За мазуркой он начал уверять, что его мать в восторге от меня, чему я, конечно, не поварила, не думая, что можно прийти в восторг от фигуры, явившейся с такой оригинальной и неприглядной прической, заслужившей мне выговор тетушки. Затем начались убийственные вздохи, за которыми последовало предложение руки и сердца и уверение в самой пламенной любви. Сознаюсь откровенно, что на этот раз я была чересчур нелюбезна, даже жестокосердна. Я не сочла нужным поблагодарить за сделанную мне честь, как это принято, отказала наотрез и, повернув ему спину, начала разговаривать с моим соседом. По окончании злополучной мазурки я встала, поклонилась и направилась к тетушке. Р. пошел за мной и предупредил, что на следующее утро он явится переговорить с отцом моим, который сумеет склонить меня к согласию. Это нахальство так взорвало меня, что я остановилась, взглянула на него с презрением и сказала:
– Неужели вы думаете, что отец против моей воли заставит меня выйти за человека, которого я не люблю? Этого никогда не будет.
Когда мы возвращались с бала, я передала отцу и тетушке весь разговор с Р., предупредив о визите его. Отец обещал принять его и сказать, что я хозяйка своего сердца, что от меня зависит располагать своей судьбой и что советует ему отказаться от всякой надежды на мое согласие. Я, впрочем, сомневалась, что он приедет после всех любезностей, которые ему пришлось услышать от меня.
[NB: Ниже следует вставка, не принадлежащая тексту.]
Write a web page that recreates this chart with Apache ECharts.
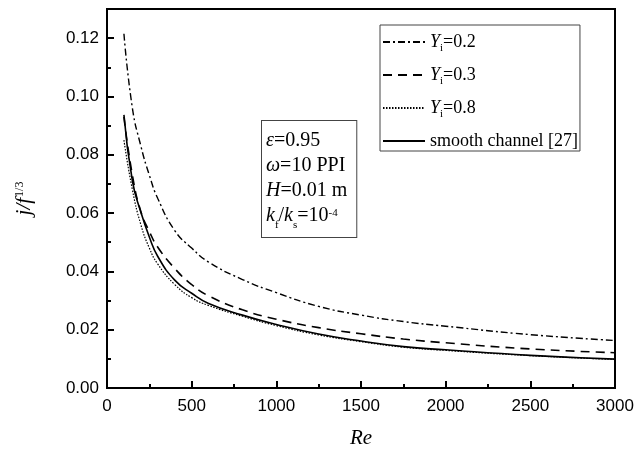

Р. действительно явился на другое утро, но с чем приехал, с тем и уехал. Спустя некоторое время мы вернулись в Гельсингфорс, и, к великому моему удовольствию, я избавилась от встречи с ним.
Было решено, что отец отвезет зимой брата моего Николая в Петербург, чтоб поместить его в Царскосельский лицей, но предварительно в приготовительный пансион Оболенского. Тетушка предложила взять меня с собой. Списались с дядей, старшим братом отца, который с удовольствием пожелал принять нас у себя.
Поездка наша была назначена на 2 января 1841 года.
На Рождество была у нас елка; из передней был брошен пакет на мое имя. Этот обычай в Финляндии называется Zulklapp. Узнав почерк Я. К. Грота, я выбежала в переднюю и узнала в человеке, одетом в вывороченную мехом кверху шубу, Я. К. Грота, который, сняв свой медвежий костюм, вошел со мною в зал. Посещая нас довольно часто, он читал нам свои чудные переводы шведских поэтов и считался у нас дорогим гостем. Тут я взялась за брошенный пакет; по мере того, как он развертывался, адреса менялись, последний, наконец, был на мое имя. В нем была круглая длинная бонбоньерка, а к ней много других, одна меньше другой, и в каждой из них листок со стихами его сочинения, которые составляли одно целое. Они написаны были по случаю предстоящего отъезда моего в Петербург с предупреждениями и наставлениями истинного друга, но вместе с тем слишком для меня лестные.
Он сам их прочел и по окончании просил разрешить напечатать их в «Современнике». Несмотря на то, что я убедительно просила его этого не делать и не давала своего согласия, тем не менее, приехав в Петербург, я увидела их напечатанными в издававшемся Плетневым журнале «Современник». Стихам его я обязана успехом моим в свете. Плетнев прочел их наследнику Александру Николаевичу, журнал был распространен, все ждали с нетерпением приезда провинциалки, точно чего-то невиданного. Грот скрыл это от меня и, вероятно, послал стихи для напечатания другу своему Плетневу раньше, чем спросил мое разрешение.